Andrade esclarece que o tamanho reivindicado no caminhão boiadeiro era necessária em razão da ocorrência de lesões, sobretudo, nas raças zebuínas, que costumam ser mais altos de 1,60 metro. Esse tamanho costuma ser o espaço para os bois nas carretas de dois andares, com a altura antiga da carroceria.

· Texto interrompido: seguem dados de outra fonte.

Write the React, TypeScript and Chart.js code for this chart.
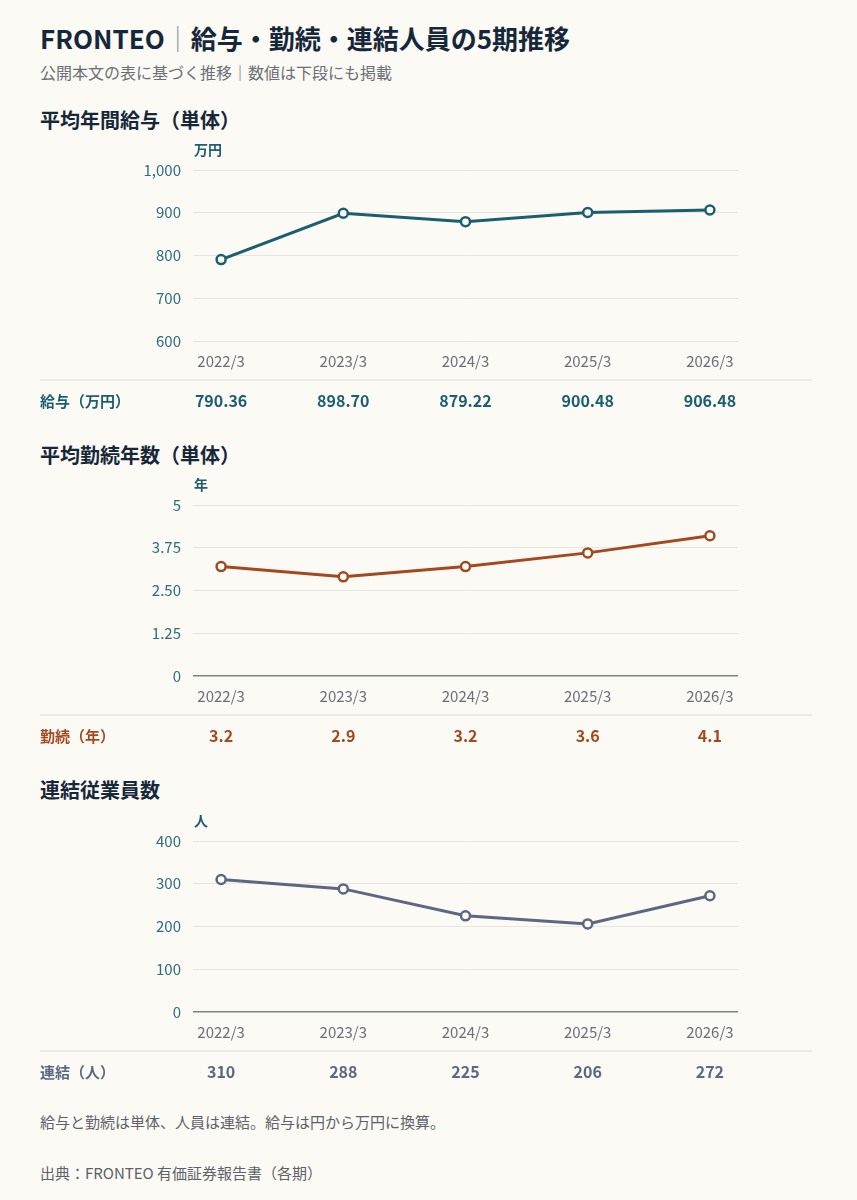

Prova disso, um levantamento feito pelo Grupo de Estudos e Pesquisas em Etologia Animal (Etco), 63% dos 4.235 machos zebuínos enviados para abate à planta da Friboi em Diamantino (MT) tinham altura superior a 1,60 metro do cupim ao chão. Ou seja, deixa pouco espaço em relação ao teto do caminhão boiadeiro. Isso pode gerar estresse e contusões durante o transporte. Em muitos casos, há o alto risco desses animais se machucarem devido “aperto do cupim” contra a parte de cima do compartimento durante o transporte.
“Essa altura máxima de 4,70 metros é a mais adequada no ponto de vista técnico, econômico e, principalmente em relação aos animais. Trata-se de uma conquista decorrente do esforço de vários profissionais para reformular as regras de transporte de gado. A medida beneficia toda a cadeia produtiva, pois favorece o bem-estar dos bovinos, tanto no embarque, viagem e no próprio desembarque”, avalia o especialista.
Andrade ressalta ainda que a ampliação da altura das carrocerias do caminhão boiadeiro reduz a ocorrência de hematomas nas carcaças dos bois. “Essa incidência causa prejuízo tanto para a indústria quanto para os pecuaristas. Esse aumento no tamanho contribui para a melhoria da qualidade da carne brasileira”, complementa.
Produção e adaptação das gaiolas
As fabricantes de implementos rodoviários usados no transporte de gado têm apoiado a medida de aumentar a altura para prezar o melhor deslocamento desses animais. Líder do segmento, a Carrocerias Boiadeiro já começou a produzir com o tamanho de 4,70 metros. Além disso, a montadora também efetua as adaptações necessárias para o caminhão boiadeiro antigo atender a nova dimensão estabelecida.
“Hoje a nossa fábrica está preparada para fabricar com as novas alturas e reformar as carretas boiadeiro menores que precisem de ajustes”, explica Luiz Roberto Marin, gerente da Carrocerias Boiadeiro. A empresa fabrica implementos há mais de 50 anos.
O executivo conta ainda que a companhia acompanhou toda evolução da pecuária nacional durante sua existência. Na sua avaliação, houve um aprimoramento genético do rebanho, o que resultou ganhos de peso e de altura. “O padrão de 4,40 m de tamanho do caminhão boiadeiro ficou defasado, daí veio a luta para adequação da legislação para 4,70 metros juntamente com parceiros de transporte e frigoríficos”, completa Marin.